STATED EXERCISE >>
Copy each line that holds "matplotlib".

+++ SUPPLIED DATA +++

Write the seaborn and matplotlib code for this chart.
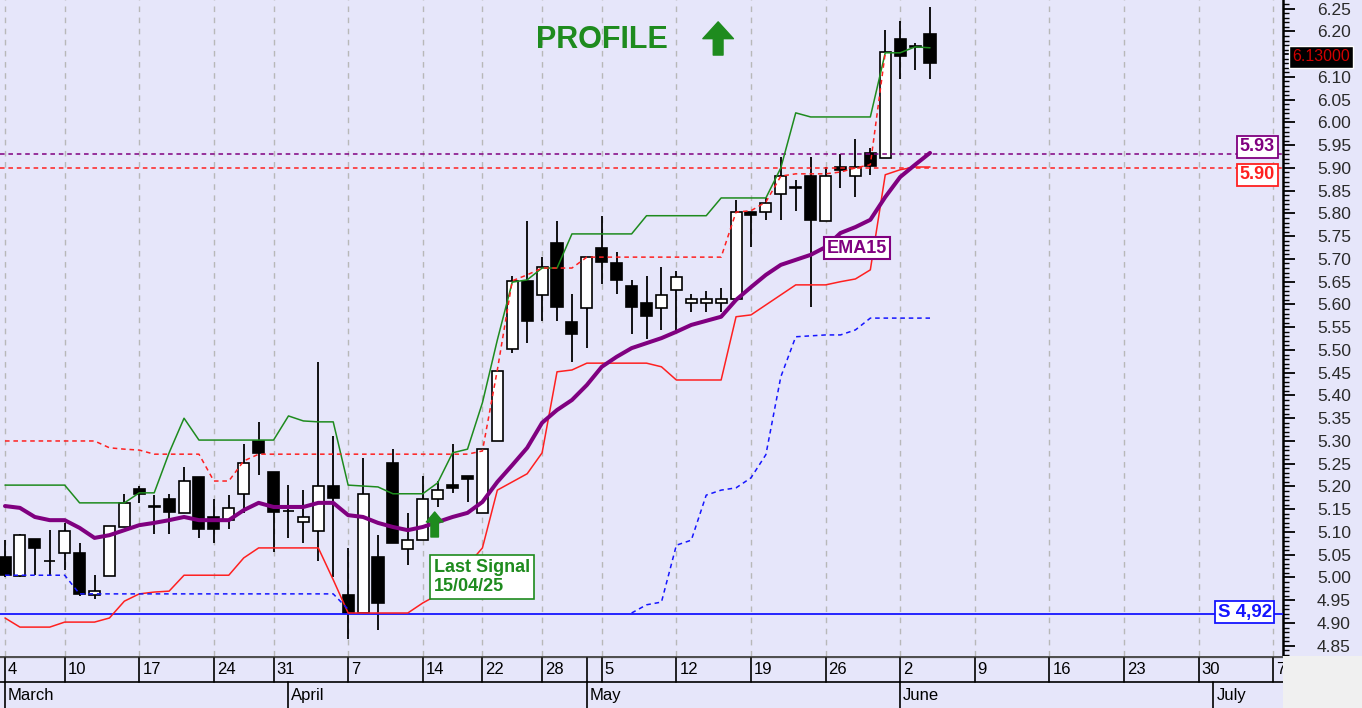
import numpy as np
import matplotlib
matplotlib.use("Agg")
import matplotlib.pyplot as plt
import seaborn as sns
from matplotlib.ticker import MultipleLocator, FuncFormatter
from matplotlib.patches import Rectangle
import matplotlib.transforms as mtransforms

# ---------------- data ----------------
opens = [5.045, 5.003, 5.085, 5.036, 5.054, 5.054, 4.962, 5.003, 5.111, 5.195,
         5.155, 5.173, 5.142, 5.221, 5.133, 5.126, 5.184, 5.300, 5.232, 5.146,
         5.122, 5.102, 5.201, 4.962, 4.922, 5.045, 5.252, 5.063, 5.082, 5.173,
         5.203, 5.223, 5.142, 5.300, 5.502, 5.652, 5.621, 5.735, 5.562, 5.592,
         5.724, 5.691, 5.641, 5.603, 5.592, 5.632, 5.603, 5.603, 5.603, 5.612,
         5.803, 5.803, 5.843, 5.856, 5.882, 5.784, 5.902, 5.882, 5.933, 5.922,
         6.184, 6.166, 6.195]
highs = [5.082, 5.095, 5.085, 5.104, 5.120, 5.076, 5.005, 5.113, 5.184, 5.201,
         5.181, 5.184, 5.243, 5.221, 5.173, 5.181, 5.293, 5.342, 5.232, 5.203,
         5.192, 5.474, 5.311, 5.065, 5.263, 5.093, 5.282, 5.142, 5.223, 5.212,
         5.293, 5.223, 5.282, 5.454, 5.663, 5.784, 5.704, 5.784, 5.623, 5.704,
         5.795, 5.715, 5.654, 5.663, 5.682, 5.674, 5.623, 5.630, 5.637, 5.830,
         5.803, 5.834, 5.924, 5.874, 5.924, 5.902, 5.931, 5.964, 5.944, 6.203,
         6.223, 6.175, 6.254]
lows = [5.001, 5.000, 5.005, 5.003, 5.016, 4.960, 4.953, 5.003, 5.111, 5.164,
        5.096, 5.096, 5.142, 5.087, 5.076, 5.107, 5.142, 5.225, 5.056, 5.087,
        5.076, 5.036, 5.001, 4.865, 4.922, 4.885, 5.076, 5.027, 5.082, 5.155,
        5.186, 5.166, 5.142, 5.300, 5.493, 5.515, 5.564, 5.564, 5.474, 5.504,
        5.645, 5.623, 5.535, 5.524, 5.544, 5.537, 5.584, 5.584, 5.584, 5.612,
        5.726, 5.786, 5.786, 5.805, 5.594, 5.784, 5.856, 5.836, 5.885, 5.922,
        6.096, 6.115, 6.096]
closes = [5.005, 5.093, 5.065, 5.036, 5.102, 4.964, 4.970, 5.113, 5.164, 5.184,
          5.155, 5.144, 5.212, 5.107, 5.107, 5.153, 5.252, 5.274, 5.144, 5.146,
          5.133, 5.201, 5.175, 4.922, 5.184, 4.944, 5.076, 5.082, 5.173, 5.192,
          5.197, 5.216, 5.282, 5.454, 5.652, 5.564, 5.682, 5.594, 5.535, 5.704,
          5.693, 5.654, 5.594, 5.575, 5.621, 5.660, 5.612, 5.612, 5.612, 5.803,
          5.797, 5.823, 5.882, 5.856, 5.786, 5.882, 5.896, 5.902, 5.904, 6.155,
          6.146, 6.166, 6.130]

ema15 = [5.157, 5.153, 5.133, 5.126, 5.126, 5.109, 5.087, 5.093, 5.104, 5.115,
         5.120, 5.126, 5.133, 5.126, 5.126, 5.126, 5.148, 5.164, 5.155, 5.155,
         5.155, 5.164, 5.164, 5.137, 5.133, 5.120, 5.111, 5.104, 5.111, 5.122,
         5.133, 5.142, 5.166, 5.210, 5.247, 5.285, 5.340, 5.368, 5.390, 5.423,
         5.463, 5.485, 5.504, 5.515, 5.526, 5.540, 5.555, 5.564, 5.573, 5.610,
         5.638, 5.665, 5.687, 5.698, 5.709, 5.726, 5.757, 5.770, 5.786, 5.836,
         5.880, 5.907, 5.933]

upper_band = [5.203, 5.203, 5.203, 5.203, 5.203, 5.164, 5.164, 5.164, 5.164, 5.186,
              5.186, 5.274, 5.350, 5.302, 5.302, 5.302, 5.302, 5.302, 5.302, 5.355,
              5.344, 5.342, 5.342, 5.203, 5.201, 5.199, 5.184, 5.184, 5.184, 5.208,
              5.274, 5.282, 5.384, 5.522, 5.649, 5.654, 5.680, 5.680, 5.755, 5.755,
              5.755, 5.755, 5.755, 5.795, 5.795, 5.795, 5.795, 5.795, 5.834, 5.834,
              5.834, 5.834, 5.900, 6.021, 6.012, 6.012, 6.012, 6.012, 6.012, 6.153,
              6.153, 6.166, 6.164]

lower_band = [4.911, 4.891, 4.891, 4.891, 4.902, 4.902, 4.902, 4.911, 4.948, 4.964,
              4.968, 4.970, 5.005, 5.005, 5.005, 5.005, 5.043, 5.065, 5.065, 5.065,
              5.065, 5.065, 4.995, 4.922, 4.922, 4.922, 4.922, 4.922, 4.944, 4.962,
              4.983, 5.027, 5.065, 5.192, 5.210, 5.228, 5.274, 5.452, 5.456, 5.471,
              5.471, 5.471, 5.471, 5.471, 5.463, 5.434, 5.434, 5.434, 5.434, 5.573,
              5.577, 5.599, 5.621, 5.643, 5.643, 5.643, 5.650, 5.656, 5.676, 5.885,
              5.896, 5.902, 5.902]

resist_line = [5.300, 5.300, 5.300, 5.300, 5.300, 5.300, 5.300, 5.285, 5.282, 5.280,
               5.271, 5.271, 5.271, 5.271, 5.212, 5.212, 5.256, 5.271, 5.271, 5.271,
               5.271, 5.271, 5.271, 5.271, 5.271, 5.271, 5.271, 5.271, 5.271, 5.271,
               5.271, 5.271, 5.278, 5.456, 5.652, 5.665, 5.680, 5.680, 5.680, 5.704,
               5.704, 5.704, 5.704, 5.704, 5.704, 5.704, 5.704, 5.704, 5.704, 5.803,
               5.806, 5.825, 5.882, 5.887, 5.887, 5.887, 5.891, 5.900, 5.907, 6.153]

stop_a_start = 0
stop_a = [5.005, 5.005, 5.005, 5.005, 5.005, 4.964, 4.964, 4.964, 4.964, 4.964,
          4.964, 4.964, 4.964, 4.964, 4.964, 4.964, 4.964, 4.964, 4.964, 4.964,
          4.964, 4.964, 4.964, 4.930]
stop_b_start = 42
stop_b = [4.922, 4.940, 4.946, 5.071, 5.082, 5.181, 5.192, 5.197, 5.219, 5.270,
          5.441, 5.529, 5.531, 5.533, 5.533, 5.544, 5.570, 5.570, 5.570, 5.570,
          5.570]

ema_level = 5.93
red_level = 5.90
support_level = 4.92
last_price = 6.13

week_idx = [0, 4, 9, 14, 18, 23, 28, 32, 36, 40, 45, 50, 55, 60, 65, 70, 75, 80, 85]
week_lbl = ['4', '10', '17', '24', '31', '7', '14', '22', '28', '5', '12', '19',
            '26', '2', '9', '16', '23', '30', '7']
month_idx = [0, 19, 39, 60, 81]
month_lbl = ['March', 'April', 'May', 'June', 'July']
signal_idx = 28.8

# ---------------- style ----------------
sns.set_theme(style="white")
plt.rcParams['font.family'] = ['Liberation Sans', 'DejaVu Sans']
BG = '#E6E6FA'
GREEN = '#1E8B1E'
PURPLE = '#800080'
RED = '#FF2020'
BLUE = '#1515FF'

W, H = 1362, 708
fig = plt.figure(figsize=(W / 100, H / 100), dpi=100, facecolor=BG)
axw = 1283 / W
axb = 52 / H
ax = fig.add_axes([0, axb, axw, 1 - axb])
ax.set_facecolor(BG)
xlim = (-0.335, 85.66)
ax.set_xlim(*xlim)
ax.set_ylim(4.8275, 6.269)

# vertical grid
for wi in week_idx:
    ax.axvline(wi, color='#B8B8B8', lw=1.0, ls=(0, (4, 4)), zorder=0.5)

# candles
x = np.arange(len(closes))
o = np.array(opens)
c = np.array(closes)
bottoms = np.minimum(o, c)
heights = np.maximum(np.abs(c - o), 0.0012)
fills = ['black' if cc < oo else 'white' for oo, cc in zip(o, c)]
ax.vlines(x, lows, highs, color='black', lw=1.3, zorder=2)
ax.bar(x, heights, bottom=bottoms, width=0.74, color=fills, edgecolor='black',
       linewidth=1.2, zorder=3)

# indicator lines
sns.lineplot(x=x, y=upper_band, ax=ax, color=GREEN, linewidth=1.1, zorder=5)
sns.lineplot(x=x, y=lower_band, ax=ax, color=RED, linewidth=1.1, zorder=5)
sns.lineplot(x=np.arange(len(resist_line)), y=resist_line, ax=ax, color=RED,
             linewidth=1.1, linestyle=(0, (3, 2.5)), zorder=5)
sns.lineplot(x=stop_a_start + np.arange(len(stop_a)), y=stop_a, ax=ax, color=BLUE,
             linewidth=1.1, linestyle=(0, (3, 2.5)), zorder=5)
sns.lineplot(x=stop_b_start + np.arange(len(stop_b)), y=stop_b, ax=ax, color=BLUE,
             linewidth=1.1, linestyle=(0, (3, 2.5)), zorder=5)
sns.lineplot(x=x, y=ema15, ax=ax, color=PURPLE, linewidth=2.9, zorder=6)

ax.axhline(ema_level, color=PURPLE, lw=1.1, ls=(0, (3, 2.5)), zorder=4)
ax.axhline(red_level, color=RED, lw=1.1, ls=(0, (3, 2.5)), zorder=4)
ax.axhline(support_level, color=BLUE, lw=1.3, zorder=4)


# right axis (the tick label hidden behind the last-price box in the reference is left blank)
def price_fmt(v, pos):
    if abs(v - last_price) < 0.025 and v > last_price:
        return ''
    return f'{v:.2f}'


ax.yaxis.tick_right()
ax.yaxis.set_major_locator(MultipleLocator(0.05))
ax.yaxis.set_minor_locator(MultipleLocator(0.01))
ax.yaxis.set_major_formatter(FuncFormatter(price_fmt))
ax.tick_params(axis='y', which='major', direction='out', length=8.5, width=1.3,
               colors='black', labelcolor='#2A2A2A', labelsize=12.5, pad=16)
ax.tick_params(axis='y', which='minor', direction='out', length=4.3, width=1.0,
               colors='black')
ax.tick_params(axis='x', which='both', bottom=False, labelbottom=False)
for s in ['top', 'left', 'bottom']:
    ax.spines[s].set_visible(False)
ax.spines['right'].set_color('black')
ax.spines['right'].set_linewidth(1.8)

# annotations
ax.text(40.0, 6.181, 'PROFILE', color=GREEN, fontsize=22, fontweight='bold',
        ha='center', va='center', zorder=8)
ax.annotate('', xy=(47.8, 6.221), xytext=(47.8, 6.148),
            arrowprops=dict(arrowstyle='simple,head_length=0.55,head_width=1.0,tail_width=0.32',
                            mutation_scale=22, color=GREEN, shrinkA=0, shrinkB=0), zorder=8)
ax.annotate('', xy=(signal_idx, 5.144), xytext=(signal_idx, 5.089),
            arrowprops=dict(arrowstyle='simple,head_length=0.6,head_width=1.0,tail_width=0.45',
                            mutation_scale=12, color=GREEN, shrinkA=0, shrinkB=0), zorder=8)
ax.text(28.76, 5.001, 'Last Signal\n15/04/25', color=GREEN, fontsize=13,
        fontweight='bold', ha='left', va='center', linespacing=1.15, zorder=9,
        bbox=dict(boxstyle='square,pad=0.2', fc='white', ec=GREEN, lw=1.2))
ax.text(57.1, 5.724, 'EMA15', color=PURPLE, fontsize=13, fontweight='bold',
        ha='center', va='center', zorder=9,
        bbox=dict(boxstyle='square,pad=0.15', fc='white', ec=PURPLE, lw=1.5))
ax.text(85.12, 5.946, f'{ema_level:.2f}', color=PURPLE, fontsize=13, fontweight='bold',
        ha='right', va='center', zorder=9,
        bbox=dict(boxstyle='square,pad=0.15', fc='white', ec=PURPLE, lw=1.3))
ax.text(85.12, 5.885, f'{red_level:.2f}', color=RED, fontsize=13, fontweight='bold',
        ha='right', va='center', zorder=9,
        bbox=dict(boxstyle='square,pad=0.15', fc='white', ec=RED, lw=1.3))
ax.text(84.9, 4.924, 'S ' + f'{support_level:.2f}'.replace('.', ','), color=BLUE,
        fontsize=13.5, fontweight='bold', ha='right', va='center', zorder=9,
        bbox=dict(boxstyle='square,pad=0.15', fc='white', ec=BLUE, lw=1.3))
trans = mtransforms.blended_transform_factory(ax.transAxes, ax.transData)
ax.text(1321 / 1283, 6.144, f'{last_price:.5f}', transform=trans, color='#D00000',
        fontsize=11.5, ha='center', va='center', zorder=10, clip_on=False,
        bbox=dict(boxstyle='square,pad=0.2', fc='black', ec='white', lw=1.0))

# date axis
axd = fig.add_axes([0, 0, axw, axb])
axd.set_facecolor(BG)
axd.set_xlim(*xlim)
axd.set_ylim(0, 1)
axd.set_xticks([])
axd.set_yticks([])
for s in axd.spines.values():
    s.set_visible(False)
axd.axhline(0.985, color='#505050', lw=1.6)
axd.axhline(0.5, color='black', lw=1.2)
for wi, lb in zip(week_idx, week_lbl):
    axd.plot([wi, wi], [0.5, 0.97], color='black', lw=1.2)
    axd.text(wi + 0.2, 0.74, lb, fontsize=12, ha='left', va='center', color='black',
             clip_on=True)
axd.plot([month_idx[2], month_idx[2]], [0.5, 0.97], color='black', lw=1.2)
for mi, lb in zip(month_idx, month_lbl):
    axd.plot([mi, mi], [0.0, 0.5], color='black', lw=1.2)
    axd.text(mi + 0.2, 0.24, lb, fontsize=12, ha='left', va='center', color='black',
             clip_on=True)

# grey corner bottom-right
fig.patches.append(Rectangle((axw, 0), 1 - axw, axb, transform=fig.transFigure,
                             facecolor='#F0F0F0', edgecolor='none', zorder=0))

fig.savefig('out.png', dpi=100, facecolor=BG)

+++

WORKED ANSWER >>
Write the seaborn and matplotlib code for this chart.
import matplotlib
matplotlib.use("Agg")
import matplotlib.pyplot as plt
from matplotlib.ticker import MultipleLocator, FuncFormatter
from matplotlib.patches import Rectangle
import matplotlib.transforms as mtransforms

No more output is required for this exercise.